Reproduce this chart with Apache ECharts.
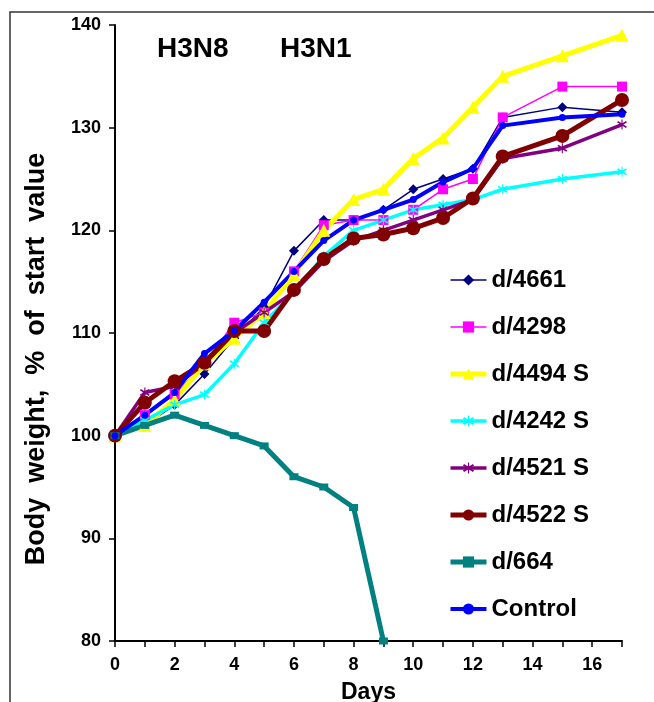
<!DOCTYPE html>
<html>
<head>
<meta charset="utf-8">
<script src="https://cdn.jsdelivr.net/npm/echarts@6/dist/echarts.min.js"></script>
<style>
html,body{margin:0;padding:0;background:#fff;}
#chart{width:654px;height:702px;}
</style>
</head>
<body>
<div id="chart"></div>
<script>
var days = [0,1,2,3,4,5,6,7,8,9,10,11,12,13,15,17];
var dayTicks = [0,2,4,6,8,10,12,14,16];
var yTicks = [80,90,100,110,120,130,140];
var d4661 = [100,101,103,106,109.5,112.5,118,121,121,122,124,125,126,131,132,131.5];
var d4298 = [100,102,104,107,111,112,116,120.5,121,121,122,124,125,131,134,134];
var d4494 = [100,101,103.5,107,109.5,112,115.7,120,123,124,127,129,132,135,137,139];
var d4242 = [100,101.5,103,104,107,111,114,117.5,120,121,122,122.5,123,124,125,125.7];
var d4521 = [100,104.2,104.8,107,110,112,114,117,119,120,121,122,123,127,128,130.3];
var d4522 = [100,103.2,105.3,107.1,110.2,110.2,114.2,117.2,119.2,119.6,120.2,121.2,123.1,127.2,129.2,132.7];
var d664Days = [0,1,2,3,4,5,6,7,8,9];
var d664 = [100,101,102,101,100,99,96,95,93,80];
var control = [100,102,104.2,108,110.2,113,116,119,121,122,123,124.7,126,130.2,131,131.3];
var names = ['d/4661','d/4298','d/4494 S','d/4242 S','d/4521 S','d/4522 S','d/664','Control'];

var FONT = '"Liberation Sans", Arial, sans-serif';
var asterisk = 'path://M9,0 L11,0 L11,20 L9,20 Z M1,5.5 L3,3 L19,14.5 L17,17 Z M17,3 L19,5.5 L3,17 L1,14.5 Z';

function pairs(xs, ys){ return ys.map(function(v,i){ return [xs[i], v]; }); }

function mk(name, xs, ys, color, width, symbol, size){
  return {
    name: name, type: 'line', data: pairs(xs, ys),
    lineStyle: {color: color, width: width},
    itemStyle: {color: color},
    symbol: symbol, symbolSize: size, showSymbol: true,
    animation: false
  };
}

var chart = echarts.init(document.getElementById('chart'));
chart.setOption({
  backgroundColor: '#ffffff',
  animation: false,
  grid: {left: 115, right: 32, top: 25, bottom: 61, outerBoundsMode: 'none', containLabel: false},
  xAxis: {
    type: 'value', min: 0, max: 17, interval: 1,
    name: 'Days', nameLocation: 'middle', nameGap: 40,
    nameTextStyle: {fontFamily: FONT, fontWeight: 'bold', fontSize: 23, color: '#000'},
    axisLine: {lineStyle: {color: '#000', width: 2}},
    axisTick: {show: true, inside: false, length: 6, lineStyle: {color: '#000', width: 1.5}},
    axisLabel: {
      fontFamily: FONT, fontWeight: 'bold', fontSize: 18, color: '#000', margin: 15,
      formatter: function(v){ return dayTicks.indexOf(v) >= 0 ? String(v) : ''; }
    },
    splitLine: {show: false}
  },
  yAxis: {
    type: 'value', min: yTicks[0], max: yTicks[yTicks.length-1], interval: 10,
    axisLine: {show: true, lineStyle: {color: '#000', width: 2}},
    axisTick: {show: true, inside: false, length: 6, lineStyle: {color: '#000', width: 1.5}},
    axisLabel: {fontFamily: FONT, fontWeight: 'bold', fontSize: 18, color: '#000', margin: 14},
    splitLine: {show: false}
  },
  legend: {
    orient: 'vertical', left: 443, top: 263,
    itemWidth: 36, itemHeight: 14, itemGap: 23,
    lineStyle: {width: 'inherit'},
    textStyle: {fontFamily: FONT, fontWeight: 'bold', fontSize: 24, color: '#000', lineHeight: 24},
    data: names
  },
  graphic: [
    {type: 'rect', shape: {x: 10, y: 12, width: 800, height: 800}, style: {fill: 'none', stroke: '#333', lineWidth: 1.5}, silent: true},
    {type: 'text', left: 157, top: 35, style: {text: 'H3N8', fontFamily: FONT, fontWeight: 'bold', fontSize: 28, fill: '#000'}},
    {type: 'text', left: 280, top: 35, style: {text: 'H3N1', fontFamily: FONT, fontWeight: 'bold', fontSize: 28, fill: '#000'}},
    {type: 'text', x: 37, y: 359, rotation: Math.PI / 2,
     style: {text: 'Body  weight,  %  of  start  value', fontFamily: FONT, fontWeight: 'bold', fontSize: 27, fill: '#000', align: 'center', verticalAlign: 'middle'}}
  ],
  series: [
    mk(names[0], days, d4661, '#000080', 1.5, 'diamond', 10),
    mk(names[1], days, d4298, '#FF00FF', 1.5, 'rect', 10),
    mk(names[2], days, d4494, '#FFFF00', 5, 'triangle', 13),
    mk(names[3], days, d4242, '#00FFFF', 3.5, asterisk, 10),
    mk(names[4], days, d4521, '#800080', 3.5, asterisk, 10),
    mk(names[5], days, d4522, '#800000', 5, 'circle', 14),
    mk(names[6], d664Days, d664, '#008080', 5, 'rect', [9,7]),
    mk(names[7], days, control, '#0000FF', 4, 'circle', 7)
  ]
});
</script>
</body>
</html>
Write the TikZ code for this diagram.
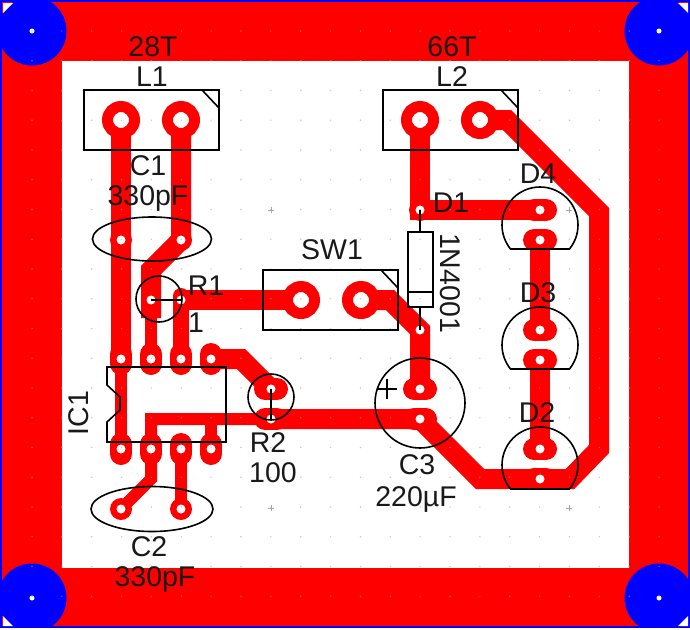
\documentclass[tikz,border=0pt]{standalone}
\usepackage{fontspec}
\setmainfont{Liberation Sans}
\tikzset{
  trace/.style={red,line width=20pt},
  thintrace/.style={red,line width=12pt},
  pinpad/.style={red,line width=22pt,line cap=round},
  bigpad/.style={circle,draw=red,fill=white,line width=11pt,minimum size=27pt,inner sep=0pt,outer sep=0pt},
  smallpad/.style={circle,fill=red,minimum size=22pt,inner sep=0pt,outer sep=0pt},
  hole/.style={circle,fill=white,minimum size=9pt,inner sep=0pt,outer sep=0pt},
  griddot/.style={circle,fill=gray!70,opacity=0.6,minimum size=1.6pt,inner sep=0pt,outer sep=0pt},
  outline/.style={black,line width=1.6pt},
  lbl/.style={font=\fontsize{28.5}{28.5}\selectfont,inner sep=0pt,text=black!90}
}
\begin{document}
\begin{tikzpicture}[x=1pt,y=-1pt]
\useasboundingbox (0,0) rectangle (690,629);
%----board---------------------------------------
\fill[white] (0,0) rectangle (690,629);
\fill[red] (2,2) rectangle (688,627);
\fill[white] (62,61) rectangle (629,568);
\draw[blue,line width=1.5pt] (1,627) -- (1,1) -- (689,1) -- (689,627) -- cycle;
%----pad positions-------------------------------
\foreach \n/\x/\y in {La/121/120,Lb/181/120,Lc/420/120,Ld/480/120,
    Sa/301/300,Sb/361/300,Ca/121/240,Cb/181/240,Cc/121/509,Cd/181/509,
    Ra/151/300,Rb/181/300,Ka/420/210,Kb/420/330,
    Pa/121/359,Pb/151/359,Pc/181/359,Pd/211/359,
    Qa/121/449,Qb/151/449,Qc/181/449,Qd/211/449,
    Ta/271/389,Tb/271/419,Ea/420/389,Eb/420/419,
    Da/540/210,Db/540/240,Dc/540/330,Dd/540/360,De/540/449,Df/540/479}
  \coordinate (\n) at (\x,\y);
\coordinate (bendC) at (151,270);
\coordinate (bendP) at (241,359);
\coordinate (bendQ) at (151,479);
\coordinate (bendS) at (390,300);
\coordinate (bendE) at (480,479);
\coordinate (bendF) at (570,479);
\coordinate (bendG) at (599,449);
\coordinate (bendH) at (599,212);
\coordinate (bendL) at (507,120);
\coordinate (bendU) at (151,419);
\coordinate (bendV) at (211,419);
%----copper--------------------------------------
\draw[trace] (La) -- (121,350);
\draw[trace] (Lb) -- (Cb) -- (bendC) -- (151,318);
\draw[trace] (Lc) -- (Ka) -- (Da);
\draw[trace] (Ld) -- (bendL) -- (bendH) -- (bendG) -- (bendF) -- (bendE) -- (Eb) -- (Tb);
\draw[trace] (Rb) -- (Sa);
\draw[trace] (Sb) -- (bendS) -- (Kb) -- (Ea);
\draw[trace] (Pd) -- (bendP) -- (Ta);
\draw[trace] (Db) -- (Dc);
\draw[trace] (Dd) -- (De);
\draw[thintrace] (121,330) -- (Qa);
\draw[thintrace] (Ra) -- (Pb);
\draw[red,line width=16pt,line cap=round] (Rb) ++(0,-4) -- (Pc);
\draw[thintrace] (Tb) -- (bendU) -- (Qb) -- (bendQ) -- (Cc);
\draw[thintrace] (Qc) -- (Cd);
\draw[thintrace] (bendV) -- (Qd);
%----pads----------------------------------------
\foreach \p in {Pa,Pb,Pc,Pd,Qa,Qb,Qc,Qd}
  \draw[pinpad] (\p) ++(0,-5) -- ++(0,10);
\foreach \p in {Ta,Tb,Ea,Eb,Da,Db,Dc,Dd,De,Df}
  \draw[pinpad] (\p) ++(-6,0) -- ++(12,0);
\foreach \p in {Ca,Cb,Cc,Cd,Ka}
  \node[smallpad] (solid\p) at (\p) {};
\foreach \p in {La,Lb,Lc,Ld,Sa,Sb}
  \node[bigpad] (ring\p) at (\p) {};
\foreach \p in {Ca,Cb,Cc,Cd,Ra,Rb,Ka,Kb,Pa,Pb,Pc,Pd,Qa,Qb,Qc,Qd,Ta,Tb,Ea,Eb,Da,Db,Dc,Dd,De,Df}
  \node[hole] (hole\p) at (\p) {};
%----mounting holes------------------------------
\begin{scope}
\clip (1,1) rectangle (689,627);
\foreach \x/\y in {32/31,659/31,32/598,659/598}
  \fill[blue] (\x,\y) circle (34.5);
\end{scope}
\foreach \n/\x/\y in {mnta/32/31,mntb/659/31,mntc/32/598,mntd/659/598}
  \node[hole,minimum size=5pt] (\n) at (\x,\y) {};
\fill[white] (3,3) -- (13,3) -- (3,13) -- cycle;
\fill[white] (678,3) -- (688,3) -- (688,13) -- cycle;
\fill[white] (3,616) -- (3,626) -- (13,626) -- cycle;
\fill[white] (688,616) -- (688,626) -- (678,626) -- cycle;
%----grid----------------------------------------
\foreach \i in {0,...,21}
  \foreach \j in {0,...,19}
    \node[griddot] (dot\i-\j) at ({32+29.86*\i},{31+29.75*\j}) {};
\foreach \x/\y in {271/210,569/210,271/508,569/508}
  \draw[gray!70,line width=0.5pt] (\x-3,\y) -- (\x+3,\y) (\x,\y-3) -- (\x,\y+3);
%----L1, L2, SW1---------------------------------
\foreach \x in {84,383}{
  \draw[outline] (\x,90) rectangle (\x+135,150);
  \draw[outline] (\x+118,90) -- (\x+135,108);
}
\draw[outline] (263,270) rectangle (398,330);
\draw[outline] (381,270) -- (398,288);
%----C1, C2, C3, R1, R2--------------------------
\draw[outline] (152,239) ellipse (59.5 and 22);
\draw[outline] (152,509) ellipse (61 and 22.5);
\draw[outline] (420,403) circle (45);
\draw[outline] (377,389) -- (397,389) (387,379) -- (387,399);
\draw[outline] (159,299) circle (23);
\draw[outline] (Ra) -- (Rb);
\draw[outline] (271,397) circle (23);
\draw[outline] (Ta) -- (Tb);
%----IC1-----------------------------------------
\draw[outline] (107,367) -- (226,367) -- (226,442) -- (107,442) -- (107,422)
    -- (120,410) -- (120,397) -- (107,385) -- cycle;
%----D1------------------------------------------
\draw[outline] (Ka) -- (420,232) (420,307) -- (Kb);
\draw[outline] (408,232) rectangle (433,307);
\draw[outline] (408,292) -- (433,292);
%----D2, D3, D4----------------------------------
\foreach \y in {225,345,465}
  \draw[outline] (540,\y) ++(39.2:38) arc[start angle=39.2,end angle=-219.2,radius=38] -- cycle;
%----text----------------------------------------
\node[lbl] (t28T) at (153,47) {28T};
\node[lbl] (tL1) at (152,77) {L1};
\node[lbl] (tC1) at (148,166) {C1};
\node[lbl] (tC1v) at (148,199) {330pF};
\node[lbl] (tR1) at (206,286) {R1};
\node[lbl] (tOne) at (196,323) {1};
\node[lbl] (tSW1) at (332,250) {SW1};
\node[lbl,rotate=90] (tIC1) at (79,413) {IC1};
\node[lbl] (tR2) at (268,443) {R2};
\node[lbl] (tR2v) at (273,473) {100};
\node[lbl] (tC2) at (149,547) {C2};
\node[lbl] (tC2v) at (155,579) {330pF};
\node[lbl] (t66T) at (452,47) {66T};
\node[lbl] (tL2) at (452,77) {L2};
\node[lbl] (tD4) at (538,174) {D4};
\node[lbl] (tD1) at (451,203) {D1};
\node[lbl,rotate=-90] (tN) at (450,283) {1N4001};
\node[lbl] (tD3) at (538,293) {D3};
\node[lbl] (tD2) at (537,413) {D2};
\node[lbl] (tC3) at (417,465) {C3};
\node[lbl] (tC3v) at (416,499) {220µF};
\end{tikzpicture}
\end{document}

****

**Exercise brief**
Give again, exactly, the lines from the start of the data through the one holding "var names = ['d/4661','d/4298','d/4494"; omit the pictures.

**Written solution**
Reproduce this chart with Apache ECharts.
<!DOCTYPE html>
<html>
<head>
<meta charset="utf-8">
<script src="https://cdn.jsdelivr.net/npm/echarts@6/dist/echarts.min.js"></script>
<style>
html,body{margin:0;padding:0;background:#fff;}
#chart{width:654px;height:702px;}
</style>
</head>
<body>
<div id="chart"></div>
<script>
var days = [0,1,2,3,4,5,6,7,8,9,10,11,12,13,15,17];
var dayTicks = [0,2,4,6,8,10,12,14,16];
var yTicks = [80,90,100,110,120,130,140];
var d4661 = [100,101,103,106,109.5,112.5,118,121,121,122,124,125,126,131,132,131.5];
var d4298 = [100,102,104,107,111,112,116,120.5,121,121,122,124,125,131,134,134];
var d4494 = [100,101,103.5,107,109.5,112,115.7,120,123,124,127,129,132,135,137,139];
var d4242 = [100,101.5,103,104,107,111,114,117.5,120,121,122,122.5,123,124,125,125.7];
var d4521 = [100,104.2,104.8,107,110,112,114,117,119,120,121,122,123,127,128,130.3];
var d4522 = [100,103.2,105.3,107.1,110.2,110.2,114.2,117.2,119.2,119.6,120.2,121.2,123.1,127.2,129.2,132.7];
var d664Days = [0,1,2,3,4,5,6,7,8,9];
var d664 = [100,101,102,101,100,99,96,95,93,80];
var control = [100,102,104.2,108,110.2,113,116,119,121,122,123,124.7,126,130.2,131,131.3];
var names = ['d/4661','d/4298','d/4494 S','d/4242 S','d/4521 S','d/4522 S','d/664','Control'];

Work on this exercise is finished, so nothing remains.